Kaolack : la résilience et l’ingéniosité des vendeurs de café Touba face à la flambée des prix de la matière première

Les effluves aromatisés qui se dégageant des thermos posés sur une table décorée d’effigies de marabouts et garnie de sachets de beignets, semblent attirer les amateurs de café Touba qui se succèdent devant le comptoir.

Comme Amdy, Bamba Café dit réajuster ses prix face à la hausse du prix de la poudre de café Touba. Pour augmenter ses gains, il propose à ses clients, à côté du café Touba, des beignets et des cacahuètes, en plus des services à domicile qu’il effectue pour ceux qui ont des cérémonies Bamba café’ affirme que grâce à ces différentes activités, il parvient à s’en sortir.

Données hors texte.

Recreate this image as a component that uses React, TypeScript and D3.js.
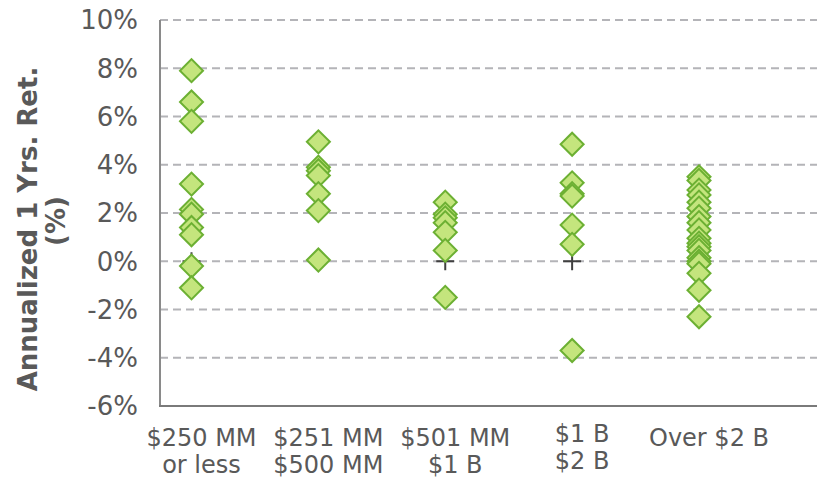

Les vendeurs en gros de poudre de café Touba rencontrés à Kaolack justifient l’augmentation du prix par une rareté de la graine brute et par une hausse des coûts d’importation.

Selon Gora Diagne, vendeur de poudre de café, la culture du café traverse une période de crise, causée d’une part par le changement climatique et les restrictions imposées aux importateurs par les pays producteurs, d’autre part.

Debout devant son moulin à café, Diagne affirme que ces restrictions ont fait que les importateurs ‘’bana-bana’’, terme wolof désignant les petits importateurs informels, sont rayés du circuit d’approvisionnement.

Malgré des charges de plus en plus importantes chez les vendeurs, l’odeur de cette boisson continue d’attirer dans les rues de la ville de Kaolack de plus en plus d’amateurs.